British life expectancy has soared

18th March 2011

Life expectancy is continuing to rise across the UK despite the obesity epidemic.


Figures show that a child born in the western world today can expect to live between six and eight years longer than a baby born in 1970.

In addition, British people are outliving their American counterparts, despite the US having a higher national income and the highest spending on healthcare.

Despite the risks associated with obesity – where rates in adults in the UK have risen from 7% in 1980 to 23% today - life expectancy is increasing in almost all European countries for the first time in decades.

The figures are published in the International Journal of Epidemiology.

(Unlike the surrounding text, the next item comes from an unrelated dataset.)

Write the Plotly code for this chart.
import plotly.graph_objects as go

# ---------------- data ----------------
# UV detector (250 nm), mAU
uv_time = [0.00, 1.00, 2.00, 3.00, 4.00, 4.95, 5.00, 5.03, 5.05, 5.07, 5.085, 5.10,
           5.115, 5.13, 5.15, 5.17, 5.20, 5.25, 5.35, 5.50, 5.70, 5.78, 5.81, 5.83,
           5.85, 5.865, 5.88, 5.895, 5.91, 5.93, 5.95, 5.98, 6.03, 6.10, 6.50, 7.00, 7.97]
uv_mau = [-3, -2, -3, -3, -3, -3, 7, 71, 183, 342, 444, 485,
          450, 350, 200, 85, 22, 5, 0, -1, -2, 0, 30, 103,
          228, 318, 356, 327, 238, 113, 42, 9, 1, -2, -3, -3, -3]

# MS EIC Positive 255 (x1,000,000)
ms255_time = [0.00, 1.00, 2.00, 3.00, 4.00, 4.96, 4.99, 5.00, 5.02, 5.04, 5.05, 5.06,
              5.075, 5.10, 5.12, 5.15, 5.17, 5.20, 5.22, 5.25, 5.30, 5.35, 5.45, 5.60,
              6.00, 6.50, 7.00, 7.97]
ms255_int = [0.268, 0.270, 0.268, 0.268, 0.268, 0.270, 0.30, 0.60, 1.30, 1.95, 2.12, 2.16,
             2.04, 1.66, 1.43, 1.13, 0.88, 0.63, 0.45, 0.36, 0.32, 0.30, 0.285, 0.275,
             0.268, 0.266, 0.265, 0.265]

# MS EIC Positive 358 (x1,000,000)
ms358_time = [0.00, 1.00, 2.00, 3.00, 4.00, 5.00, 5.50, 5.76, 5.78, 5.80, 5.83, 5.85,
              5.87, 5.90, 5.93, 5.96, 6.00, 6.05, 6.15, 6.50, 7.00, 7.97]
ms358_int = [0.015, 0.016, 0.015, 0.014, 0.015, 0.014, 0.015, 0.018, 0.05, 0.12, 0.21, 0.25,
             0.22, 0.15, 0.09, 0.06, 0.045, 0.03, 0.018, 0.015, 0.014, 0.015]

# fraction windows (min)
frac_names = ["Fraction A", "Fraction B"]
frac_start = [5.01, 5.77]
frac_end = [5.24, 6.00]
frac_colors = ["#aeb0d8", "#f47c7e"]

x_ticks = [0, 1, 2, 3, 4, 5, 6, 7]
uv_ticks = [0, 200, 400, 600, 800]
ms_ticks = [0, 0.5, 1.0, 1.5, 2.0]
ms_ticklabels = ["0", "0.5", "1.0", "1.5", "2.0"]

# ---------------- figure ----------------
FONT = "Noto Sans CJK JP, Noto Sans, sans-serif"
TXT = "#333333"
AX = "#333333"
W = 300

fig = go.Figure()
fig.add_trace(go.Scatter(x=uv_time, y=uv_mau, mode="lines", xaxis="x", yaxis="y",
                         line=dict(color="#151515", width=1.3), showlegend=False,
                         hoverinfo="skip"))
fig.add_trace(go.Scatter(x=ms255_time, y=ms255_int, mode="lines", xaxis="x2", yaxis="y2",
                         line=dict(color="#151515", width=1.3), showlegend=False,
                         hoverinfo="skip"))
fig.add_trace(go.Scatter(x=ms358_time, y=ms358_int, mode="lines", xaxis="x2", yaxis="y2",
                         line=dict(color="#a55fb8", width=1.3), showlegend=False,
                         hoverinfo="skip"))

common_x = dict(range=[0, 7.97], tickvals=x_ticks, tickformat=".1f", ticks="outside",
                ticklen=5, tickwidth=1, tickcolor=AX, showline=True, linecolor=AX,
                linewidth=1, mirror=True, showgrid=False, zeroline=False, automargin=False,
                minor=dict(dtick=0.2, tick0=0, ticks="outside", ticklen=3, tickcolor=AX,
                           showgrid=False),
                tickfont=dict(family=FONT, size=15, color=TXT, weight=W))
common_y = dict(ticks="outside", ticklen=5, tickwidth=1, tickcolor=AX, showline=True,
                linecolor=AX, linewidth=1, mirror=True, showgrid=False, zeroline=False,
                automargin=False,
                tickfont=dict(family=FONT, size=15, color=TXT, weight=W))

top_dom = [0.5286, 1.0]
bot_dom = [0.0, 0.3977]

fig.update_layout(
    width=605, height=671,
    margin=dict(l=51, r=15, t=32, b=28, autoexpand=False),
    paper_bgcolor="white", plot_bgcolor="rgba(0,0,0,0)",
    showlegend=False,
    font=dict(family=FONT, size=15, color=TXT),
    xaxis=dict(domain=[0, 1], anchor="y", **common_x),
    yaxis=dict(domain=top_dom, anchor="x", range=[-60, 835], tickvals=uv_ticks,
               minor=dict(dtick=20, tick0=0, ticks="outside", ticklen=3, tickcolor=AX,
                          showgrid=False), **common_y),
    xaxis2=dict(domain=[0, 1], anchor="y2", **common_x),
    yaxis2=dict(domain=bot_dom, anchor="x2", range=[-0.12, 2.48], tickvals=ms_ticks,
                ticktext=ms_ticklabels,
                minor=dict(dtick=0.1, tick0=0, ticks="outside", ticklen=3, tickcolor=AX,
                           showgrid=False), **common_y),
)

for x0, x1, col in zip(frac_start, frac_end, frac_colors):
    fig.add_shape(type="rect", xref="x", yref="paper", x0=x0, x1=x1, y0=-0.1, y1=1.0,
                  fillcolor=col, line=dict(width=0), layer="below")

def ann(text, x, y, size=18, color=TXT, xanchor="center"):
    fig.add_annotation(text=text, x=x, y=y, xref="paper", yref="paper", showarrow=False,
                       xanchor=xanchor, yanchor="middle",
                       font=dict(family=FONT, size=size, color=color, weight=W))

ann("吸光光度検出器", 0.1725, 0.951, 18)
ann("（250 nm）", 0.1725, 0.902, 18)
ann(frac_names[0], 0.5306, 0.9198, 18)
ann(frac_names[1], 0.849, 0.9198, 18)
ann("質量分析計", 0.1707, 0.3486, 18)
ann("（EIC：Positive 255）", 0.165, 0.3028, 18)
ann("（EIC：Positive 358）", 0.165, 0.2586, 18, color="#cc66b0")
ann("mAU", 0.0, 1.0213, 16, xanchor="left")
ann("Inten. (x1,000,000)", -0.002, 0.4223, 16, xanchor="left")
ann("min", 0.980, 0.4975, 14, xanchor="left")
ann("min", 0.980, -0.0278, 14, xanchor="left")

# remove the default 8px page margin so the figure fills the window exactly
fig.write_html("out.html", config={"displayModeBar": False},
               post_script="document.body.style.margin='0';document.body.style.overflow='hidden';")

Commenting on them, Professor David Leon, an expert on population health at the London School of Hygiene and Tropical Medicine, said: “There is a tendency for people to talk about things going wrong. But it is important the public are made aware that, so far, things are going right.”

The UK has seen a decline in smoking since 1970 and heart disease deaths are falling faster than in any other western European country.

But Professor Leon stressed that quality of life was just as important and warned that diabetes – which affects people’s sight and circulation - was rising.

He said: “It may be that we are holding off the fatal consequences of diabetes with better treatment.

“But there are huge consequences in terms of the burden on the health service – patients have to take a lot of pills and face a lot of complications.”